GOAL: Starting at the line containing "Reproduce this chart with Plotly.", please quote every line up to and including the line containing "import plotly.graph_objects as go", exactly, and nothing beyond.

LISTED RECORDS:
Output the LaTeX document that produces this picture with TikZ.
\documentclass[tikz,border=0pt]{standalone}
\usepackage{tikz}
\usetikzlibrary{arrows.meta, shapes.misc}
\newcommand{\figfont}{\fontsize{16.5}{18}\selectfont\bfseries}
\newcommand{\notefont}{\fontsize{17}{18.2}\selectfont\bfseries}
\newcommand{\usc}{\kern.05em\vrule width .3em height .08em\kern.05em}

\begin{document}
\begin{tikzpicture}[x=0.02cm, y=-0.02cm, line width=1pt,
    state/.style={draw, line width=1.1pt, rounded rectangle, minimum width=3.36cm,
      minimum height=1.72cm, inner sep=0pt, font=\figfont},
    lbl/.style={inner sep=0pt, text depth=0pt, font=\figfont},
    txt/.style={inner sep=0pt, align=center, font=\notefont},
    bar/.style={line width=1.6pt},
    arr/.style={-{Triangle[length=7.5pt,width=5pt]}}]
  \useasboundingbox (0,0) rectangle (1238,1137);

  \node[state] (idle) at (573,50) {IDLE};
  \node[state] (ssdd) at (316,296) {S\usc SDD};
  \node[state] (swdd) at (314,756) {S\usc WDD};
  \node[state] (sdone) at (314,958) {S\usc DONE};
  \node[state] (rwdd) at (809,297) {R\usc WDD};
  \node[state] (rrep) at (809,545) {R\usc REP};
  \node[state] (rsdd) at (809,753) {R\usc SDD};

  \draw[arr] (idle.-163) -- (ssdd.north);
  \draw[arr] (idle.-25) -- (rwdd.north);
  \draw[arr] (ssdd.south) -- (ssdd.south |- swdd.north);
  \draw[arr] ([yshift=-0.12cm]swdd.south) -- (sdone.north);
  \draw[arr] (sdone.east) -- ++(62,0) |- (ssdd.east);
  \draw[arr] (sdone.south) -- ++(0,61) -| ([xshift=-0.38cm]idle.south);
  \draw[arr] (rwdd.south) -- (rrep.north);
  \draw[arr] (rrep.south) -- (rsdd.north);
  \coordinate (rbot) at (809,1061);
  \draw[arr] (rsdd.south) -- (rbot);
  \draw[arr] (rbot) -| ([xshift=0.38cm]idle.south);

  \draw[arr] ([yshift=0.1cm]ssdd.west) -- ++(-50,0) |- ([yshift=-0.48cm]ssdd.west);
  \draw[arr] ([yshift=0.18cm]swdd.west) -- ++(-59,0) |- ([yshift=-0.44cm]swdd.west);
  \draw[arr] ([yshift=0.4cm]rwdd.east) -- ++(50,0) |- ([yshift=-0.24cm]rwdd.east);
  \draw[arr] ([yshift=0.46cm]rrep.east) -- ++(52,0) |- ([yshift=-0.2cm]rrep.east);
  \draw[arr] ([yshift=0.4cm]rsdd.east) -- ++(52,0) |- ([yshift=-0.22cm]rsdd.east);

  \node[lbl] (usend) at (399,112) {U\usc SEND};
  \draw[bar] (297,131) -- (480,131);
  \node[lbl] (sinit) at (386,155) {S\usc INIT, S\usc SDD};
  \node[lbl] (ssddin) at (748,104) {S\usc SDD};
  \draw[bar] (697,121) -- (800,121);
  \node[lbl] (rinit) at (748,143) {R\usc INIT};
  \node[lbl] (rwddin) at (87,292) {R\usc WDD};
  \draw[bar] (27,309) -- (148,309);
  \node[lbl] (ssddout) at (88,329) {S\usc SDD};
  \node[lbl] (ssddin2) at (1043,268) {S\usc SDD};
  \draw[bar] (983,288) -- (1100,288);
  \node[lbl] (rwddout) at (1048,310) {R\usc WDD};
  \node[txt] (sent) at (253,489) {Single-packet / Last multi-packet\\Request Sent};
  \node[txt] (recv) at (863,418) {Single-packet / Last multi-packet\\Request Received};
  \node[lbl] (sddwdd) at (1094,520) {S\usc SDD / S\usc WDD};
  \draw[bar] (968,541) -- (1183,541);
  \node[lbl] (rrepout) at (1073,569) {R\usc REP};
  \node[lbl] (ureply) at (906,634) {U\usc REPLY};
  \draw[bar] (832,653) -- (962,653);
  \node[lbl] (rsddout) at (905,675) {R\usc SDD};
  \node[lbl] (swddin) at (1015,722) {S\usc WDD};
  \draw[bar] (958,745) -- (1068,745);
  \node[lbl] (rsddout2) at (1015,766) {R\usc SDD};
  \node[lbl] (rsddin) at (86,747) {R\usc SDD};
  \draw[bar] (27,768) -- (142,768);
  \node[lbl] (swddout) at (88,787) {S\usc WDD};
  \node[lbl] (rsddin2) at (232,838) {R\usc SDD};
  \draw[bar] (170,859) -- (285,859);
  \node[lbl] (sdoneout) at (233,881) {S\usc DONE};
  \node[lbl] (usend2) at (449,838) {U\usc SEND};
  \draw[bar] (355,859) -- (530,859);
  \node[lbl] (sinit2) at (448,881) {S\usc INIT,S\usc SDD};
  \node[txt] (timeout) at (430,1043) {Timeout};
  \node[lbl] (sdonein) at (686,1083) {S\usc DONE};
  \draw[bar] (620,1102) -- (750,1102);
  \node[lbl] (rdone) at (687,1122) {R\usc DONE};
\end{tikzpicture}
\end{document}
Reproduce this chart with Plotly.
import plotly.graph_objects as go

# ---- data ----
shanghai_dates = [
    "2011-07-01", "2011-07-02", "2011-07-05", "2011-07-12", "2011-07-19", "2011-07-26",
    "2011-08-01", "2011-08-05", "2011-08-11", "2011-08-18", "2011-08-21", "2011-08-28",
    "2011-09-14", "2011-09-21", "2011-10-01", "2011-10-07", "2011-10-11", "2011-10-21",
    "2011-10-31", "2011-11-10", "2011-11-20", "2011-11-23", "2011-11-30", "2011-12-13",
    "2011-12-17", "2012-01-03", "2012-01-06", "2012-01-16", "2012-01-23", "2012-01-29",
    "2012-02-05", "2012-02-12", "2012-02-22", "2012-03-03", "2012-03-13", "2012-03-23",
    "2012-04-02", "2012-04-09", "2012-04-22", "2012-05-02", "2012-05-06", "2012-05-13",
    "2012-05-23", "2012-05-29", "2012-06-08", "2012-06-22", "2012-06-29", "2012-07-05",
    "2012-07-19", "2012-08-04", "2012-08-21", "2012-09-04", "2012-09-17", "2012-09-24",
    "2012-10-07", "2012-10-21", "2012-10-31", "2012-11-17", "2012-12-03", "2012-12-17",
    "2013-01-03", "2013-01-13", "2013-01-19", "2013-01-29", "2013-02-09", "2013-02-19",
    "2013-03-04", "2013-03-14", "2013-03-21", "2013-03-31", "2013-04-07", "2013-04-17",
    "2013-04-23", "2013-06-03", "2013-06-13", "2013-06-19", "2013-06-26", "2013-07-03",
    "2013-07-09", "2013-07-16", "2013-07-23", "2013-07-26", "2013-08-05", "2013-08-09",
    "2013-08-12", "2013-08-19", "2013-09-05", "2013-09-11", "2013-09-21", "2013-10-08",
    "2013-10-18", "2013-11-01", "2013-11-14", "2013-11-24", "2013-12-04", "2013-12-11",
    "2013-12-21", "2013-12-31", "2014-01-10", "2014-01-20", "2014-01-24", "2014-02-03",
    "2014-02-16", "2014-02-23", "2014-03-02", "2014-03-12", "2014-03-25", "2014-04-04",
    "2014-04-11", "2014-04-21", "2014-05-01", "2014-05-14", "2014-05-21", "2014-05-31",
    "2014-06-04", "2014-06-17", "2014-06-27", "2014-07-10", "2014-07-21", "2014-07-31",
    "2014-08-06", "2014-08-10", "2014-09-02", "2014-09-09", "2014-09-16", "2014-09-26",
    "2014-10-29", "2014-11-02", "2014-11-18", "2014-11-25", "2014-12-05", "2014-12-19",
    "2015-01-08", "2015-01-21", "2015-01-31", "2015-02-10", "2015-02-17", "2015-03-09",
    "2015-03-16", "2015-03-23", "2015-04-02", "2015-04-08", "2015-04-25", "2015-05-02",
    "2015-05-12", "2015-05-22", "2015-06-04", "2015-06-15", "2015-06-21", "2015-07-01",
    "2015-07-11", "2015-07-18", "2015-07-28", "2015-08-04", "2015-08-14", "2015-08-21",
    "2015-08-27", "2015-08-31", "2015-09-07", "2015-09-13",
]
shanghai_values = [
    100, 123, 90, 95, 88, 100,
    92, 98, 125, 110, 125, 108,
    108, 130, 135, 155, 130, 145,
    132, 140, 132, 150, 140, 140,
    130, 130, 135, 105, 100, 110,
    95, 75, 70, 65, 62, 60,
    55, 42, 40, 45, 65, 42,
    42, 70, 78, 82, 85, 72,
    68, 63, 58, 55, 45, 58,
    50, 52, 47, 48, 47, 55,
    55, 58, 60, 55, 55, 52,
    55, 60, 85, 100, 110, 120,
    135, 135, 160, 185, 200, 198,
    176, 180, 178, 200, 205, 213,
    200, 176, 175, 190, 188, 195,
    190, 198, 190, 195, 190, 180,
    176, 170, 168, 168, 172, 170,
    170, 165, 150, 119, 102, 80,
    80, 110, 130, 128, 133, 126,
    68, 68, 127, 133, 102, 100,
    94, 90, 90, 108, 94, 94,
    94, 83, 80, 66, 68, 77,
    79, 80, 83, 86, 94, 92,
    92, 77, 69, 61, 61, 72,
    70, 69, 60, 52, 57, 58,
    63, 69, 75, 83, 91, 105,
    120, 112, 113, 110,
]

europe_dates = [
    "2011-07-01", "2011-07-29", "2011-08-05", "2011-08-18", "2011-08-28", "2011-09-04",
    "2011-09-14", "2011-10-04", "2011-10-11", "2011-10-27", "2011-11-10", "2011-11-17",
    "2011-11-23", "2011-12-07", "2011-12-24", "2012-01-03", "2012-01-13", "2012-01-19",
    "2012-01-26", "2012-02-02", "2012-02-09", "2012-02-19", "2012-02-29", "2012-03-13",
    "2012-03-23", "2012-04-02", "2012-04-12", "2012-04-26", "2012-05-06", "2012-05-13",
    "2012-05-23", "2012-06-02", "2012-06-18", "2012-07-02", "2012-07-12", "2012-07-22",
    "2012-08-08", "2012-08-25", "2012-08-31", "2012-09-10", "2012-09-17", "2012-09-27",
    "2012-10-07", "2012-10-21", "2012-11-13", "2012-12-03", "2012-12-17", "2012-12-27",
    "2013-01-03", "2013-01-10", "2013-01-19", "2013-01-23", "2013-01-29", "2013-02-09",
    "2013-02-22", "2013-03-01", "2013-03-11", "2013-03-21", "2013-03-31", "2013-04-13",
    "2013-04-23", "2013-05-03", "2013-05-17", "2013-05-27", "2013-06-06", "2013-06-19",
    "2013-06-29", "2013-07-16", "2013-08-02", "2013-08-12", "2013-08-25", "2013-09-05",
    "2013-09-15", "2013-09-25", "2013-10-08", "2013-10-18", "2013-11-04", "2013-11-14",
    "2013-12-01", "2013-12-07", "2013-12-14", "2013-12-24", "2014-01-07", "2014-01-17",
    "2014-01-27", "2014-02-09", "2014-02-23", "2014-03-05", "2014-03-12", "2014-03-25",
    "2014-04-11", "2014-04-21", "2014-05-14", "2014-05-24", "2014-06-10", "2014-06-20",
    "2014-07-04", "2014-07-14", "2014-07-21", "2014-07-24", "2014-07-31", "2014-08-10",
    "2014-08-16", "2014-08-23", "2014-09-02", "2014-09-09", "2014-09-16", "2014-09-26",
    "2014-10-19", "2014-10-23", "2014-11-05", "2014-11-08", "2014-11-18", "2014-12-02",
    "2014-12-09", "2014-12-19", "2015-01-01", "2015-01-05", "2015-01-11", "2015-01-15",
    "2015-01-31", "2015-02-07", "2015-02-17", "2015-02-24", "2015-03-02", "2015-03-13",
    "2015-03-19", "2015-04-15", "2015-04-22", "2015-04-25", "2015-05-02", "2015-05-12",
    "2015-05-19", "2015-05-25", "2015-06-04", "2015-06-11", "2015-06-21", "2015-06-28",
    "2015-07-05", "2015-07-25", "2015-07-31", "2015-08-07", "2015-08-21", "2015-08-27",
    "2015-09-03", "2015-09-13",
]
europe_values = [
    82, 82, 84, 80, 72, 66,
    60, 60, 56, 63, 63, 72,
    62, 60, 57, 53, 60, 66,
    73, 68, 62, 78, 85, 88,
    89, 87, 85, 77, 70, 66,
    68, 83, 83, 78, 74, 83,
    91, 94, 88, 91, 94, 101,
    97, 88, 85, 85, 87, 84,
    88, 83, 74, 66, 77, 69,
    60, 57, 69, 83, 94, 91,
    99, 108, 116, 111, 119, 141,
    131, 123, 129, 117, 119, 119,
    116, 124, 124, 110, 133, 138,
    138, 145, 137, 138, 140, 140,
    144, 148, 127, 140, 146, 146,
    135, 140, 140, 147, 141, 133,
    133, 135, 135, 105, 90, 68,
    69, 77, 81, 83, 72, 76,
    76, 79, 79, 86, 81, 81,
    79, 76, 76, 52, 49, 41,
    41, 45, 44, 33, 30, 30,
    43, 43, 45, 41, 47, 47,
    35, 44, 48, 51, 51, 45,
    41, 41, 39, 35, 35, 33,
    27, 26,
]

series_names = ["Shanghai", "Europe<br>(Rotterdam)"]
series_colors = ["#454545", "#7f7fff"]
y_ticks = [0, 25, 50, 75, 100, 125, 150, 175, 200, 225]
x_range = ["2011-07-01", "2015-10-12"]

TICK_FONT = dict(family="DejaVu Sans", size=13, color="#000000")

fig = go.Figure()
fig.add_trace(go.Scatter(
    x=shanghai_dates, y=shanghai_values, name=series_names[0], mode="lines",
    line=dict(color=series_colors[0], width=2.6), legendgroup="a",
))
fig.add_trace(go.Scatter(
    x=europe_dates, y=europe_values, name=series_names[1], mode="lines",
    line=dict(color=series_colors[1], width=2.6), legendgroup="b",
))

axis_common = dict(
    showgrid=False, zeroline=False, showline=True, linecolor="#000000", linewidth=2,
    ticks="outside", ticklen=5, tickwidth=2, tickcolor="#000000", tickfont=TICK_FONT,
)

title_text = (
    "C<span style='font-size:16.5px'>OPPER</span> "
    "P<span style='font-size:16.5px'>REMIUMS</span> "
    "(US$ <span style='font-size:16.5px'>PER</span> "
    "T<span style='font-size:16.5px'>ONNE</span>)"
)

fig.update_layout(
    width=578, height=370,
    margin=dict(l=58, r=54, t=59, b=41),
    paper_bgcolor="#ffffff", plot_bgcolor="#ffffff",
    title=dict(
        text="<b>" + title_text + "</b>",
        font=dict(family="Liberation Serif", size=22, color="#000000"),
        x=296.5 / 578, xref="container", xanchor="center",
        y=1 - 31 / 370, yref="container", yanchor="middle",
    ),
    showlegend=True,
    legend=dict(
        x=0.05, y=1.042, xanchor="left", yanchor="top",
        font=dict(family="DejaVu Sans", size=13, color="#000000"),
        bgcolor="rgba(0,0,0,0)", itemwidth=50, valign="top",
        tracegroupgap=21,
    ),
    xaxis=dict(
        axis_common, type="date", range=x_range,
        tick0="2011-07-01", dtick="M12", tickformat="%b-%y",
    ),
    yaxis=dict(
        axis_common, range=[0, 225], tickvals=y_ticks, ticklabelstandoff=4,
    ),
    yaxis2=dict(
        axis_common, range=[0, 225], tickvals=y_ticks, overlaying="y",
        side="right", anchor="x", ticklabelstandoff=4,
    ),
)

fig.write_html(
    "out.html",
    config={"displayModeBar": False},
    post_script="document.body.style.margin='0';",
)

TASK RESULT:
Reproduce this chart with Plotly.
import plotly.graph_objects as go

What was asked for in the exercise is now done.